** begin Material for the task **
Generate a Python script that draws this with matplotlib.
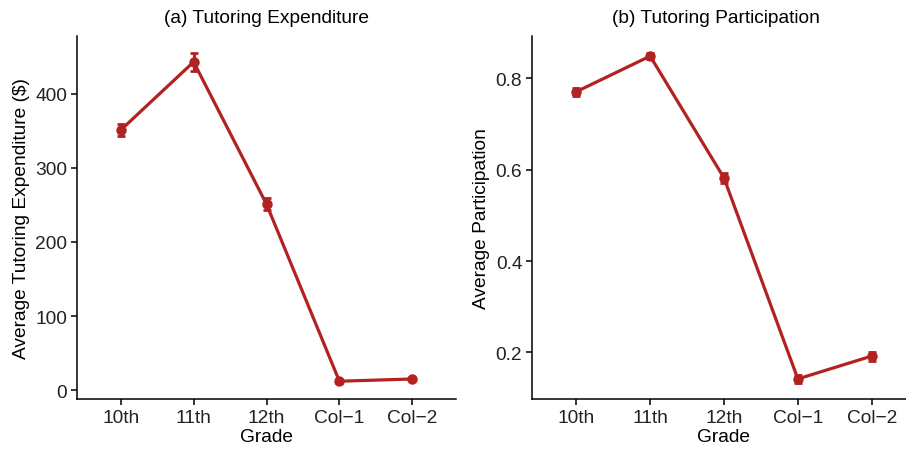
import matplotlib
matplotlib.use("Agg")
import matplotlib.pyplot as plt

grades = ["10th", "11th", "12th", "Col\u22121", "Col\u22122"]
expenditure = [351, 443, 251, 12, 15]
expenditure_se = [8, 12, 8, 2, 2]
participation = [0.771, 0.849, 0.582, 0.142, 0.192]
participation_se = [0.009, 0.007, 0.010, 0.009, 0.010]

exp_ticks = [0, 100, 200, 300, 400]
part_ticks = [0.2, 0.4, 0.6, 0.8]

plt.rcParams['font.family'] = ['Liberation Sans', 'DejaVu Sans']
color = '#B22222'
W, H = 906, 452
fig = plt.figure(figsize=(W / 100, H / 100), dpi=100)

def frac(x0, y0, x1, y1):
    return [x0 / W, 1 - y1 / H, (x1 - x0) / W, (y1 - y0) / H]

ax1 = fig.add_axes(frac(77, 37, 456, 400))
ax2 = fig.add_axes(frac(532, 37, 916, 400))

panels = [
    (ax1, expenditure, expenditure_se, exp_ticks, (-12, 478),
     "Average Tutoring Expenditure ($)", "(a) Tutoring Expenditure", [str(t) for t in exp_ticks], 0.5),
    (ax2, participation, participation_se, part_ticks, (0.098, 0.893),
     "Average Participation", "(b) Tutoring Participation", [f"{t:.1f}" for t in part_ticks],
     (716 - 532) / (916 - 532)),
]

for ax, vals, se, ticks, ylim, ylab, title, tlabels, tx in panels:
    x = list(range(len(grades)))
    ax.plot(x, vals, color=color, lw=2.3, solid_capstyle='butt', zorder=2)
    ax.errorbar(x, vals, yerr=se, fmt='o', color=color, ms=6.5, elinewidth=2.3,
                capsize=3, capthick=2.0, zorder=3)
    ax.set_xlim(-0.6, len(grades) - 0.4)
    ax.set_ylim(*ylim)
    ax.set_xticks(x)
    ax.set_xticklabels(grades)
    ax.set_yticks(ticks)
    ax.set_yticklabels(tlabels)
    for s in ['top', 'right']:
        ax.spines[s].set_visible(False)
    for s in ['left', 'bottom']:
        ax.spines[s].set_linewidth(1.1)
        ax.spines[s].set_color('black')
    ax.tick_params(axis='both', labelsize=13.8, colors='black', labelcolor='#222222',
                   width=1.1, length=4, pad=3)
    ax.set_xlabel("Grade", fontsize=13.8, labelpad=2)
    ax.set_ylabel(ylab, fontsize=13.8, labelpad=4)
    ax.set_title(title, fontsize=13.8, pad=10, x=tx)

fig.savefig("out.png", dpi=100)
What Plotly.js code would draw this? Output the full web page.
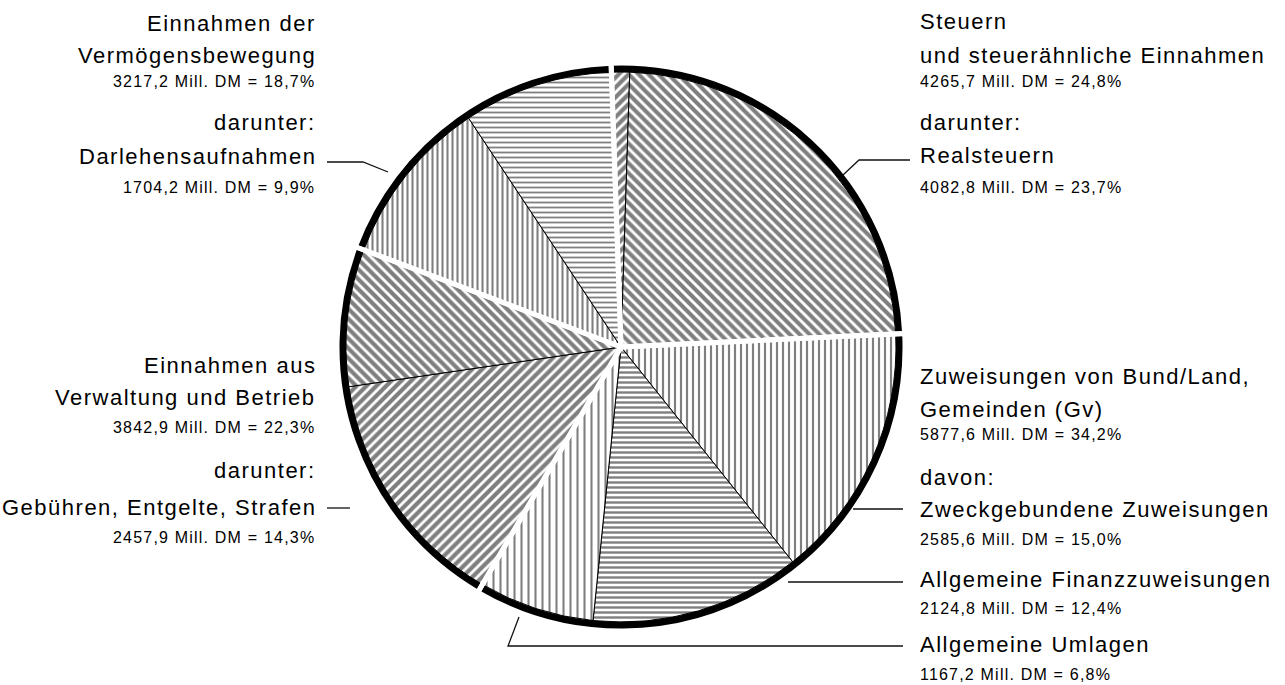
** end Material for the task **
- Directions: Write out the entries above verbatim; the pictures do not belong in your copy.

- Task solution:
Generate a Python script that draws this with matplotlib.
import matplotlib
matplotlib.use("Agg")
import matplotlib.pyplot as plt

grades = ["10th", "11th", "12th", "Col\u22121", "Col\u22122"]
expenditure = [351, 443, 251, 12, 15]
expenditure_se = [8, 12, 8, 2, 2]
participation = [0.771, 0.849, 0.582, 0.142, 0.192]
participation_se = [0.009, 0.007, 0.010, 0.009, 0.010]

exp_ticks = [0, 100, 200, 300, 400]
part_ticks = [0.2, 0.4, 0.6, 0.8]

plt.rcParams['font.family'] = ['Liberation Sans', 'DejaVu Sans']
color = '#B22222'
W, H = 906, 452
fig = plt.figure(figsize=(W / 100, H / 100), dpi=100)

def frac(x0, y0, x1, y1):
    return [x0 / W, 1 - y1 / H, (x1 - x0) / W, (y1 - y0) / H]

ax1 = fig.add_axes(frac(77, 37, 456, 400))
ax2 = fig.add_axes(frac(532, 37, 916, 400))

panels = [
    (ax1, expenditure, expenditure_se, exp_ticks, (-12, 478),
     "Average Tutoring Expenditure ($)", "(a) Tutoring Expenditure", [str(t) for t in exp_ticks], 0.5),
    (ax2, participation, participation_se, part_ticks, (0.098, 0.893),
     "Average Participation", "(b) Tutoring Participation", [f"{t:.1f}" for t in part_ticks],
     (716 - 532) / (916 - 532)),
]

for ax, vals, se, ticks, ylim, ylab, title, tlabels, tx in panels:
    x = list(range(len(grades)))
    ax.plot(x, vals, color=color, lw=2.3, solid_capstyle='butt', zorder=2)
    ax.errorbar(x, vals, yerr=se, fmt='o', color=color, ms=6.5, elinewidth=2.3,
                capsize=3, capthick=2.0, zorder=3)
    ax.set_xlim(-0.6, len(grades) - 0.4)
    ax.set_ylim(*ylim)
    ax.set_xticks(x)
    ax.set_xticklabels(grades)
    ax.set_yticks(ticks)
    ax.set_yticklabels(tlabels)
    for s in ['top', 'right']:
        ax.spines[s].set_visible(False)
    for s in ['left', 'bottom']:
        ax.spines[s].set_linewidth(1.1)
        ax.spines[s].set_color('black')
    ax.tick_params(axis='both', labelsize=13.8, colors='black', labelcolor='#222222',
                   width=1.1, length=4, pad=3)
    ax.set_xlabel("Grade", fontsize=13.8, labelpad=2)
    ax.set_ylabel(ylab, fontsize=13.8, labelpad=4)
    ax.set_title(title, fontsize=13.8, pad=10, x=tx)

fig.savefig("out.png", dpi=100)
What Plotly.js code would draw this? Output the full web page.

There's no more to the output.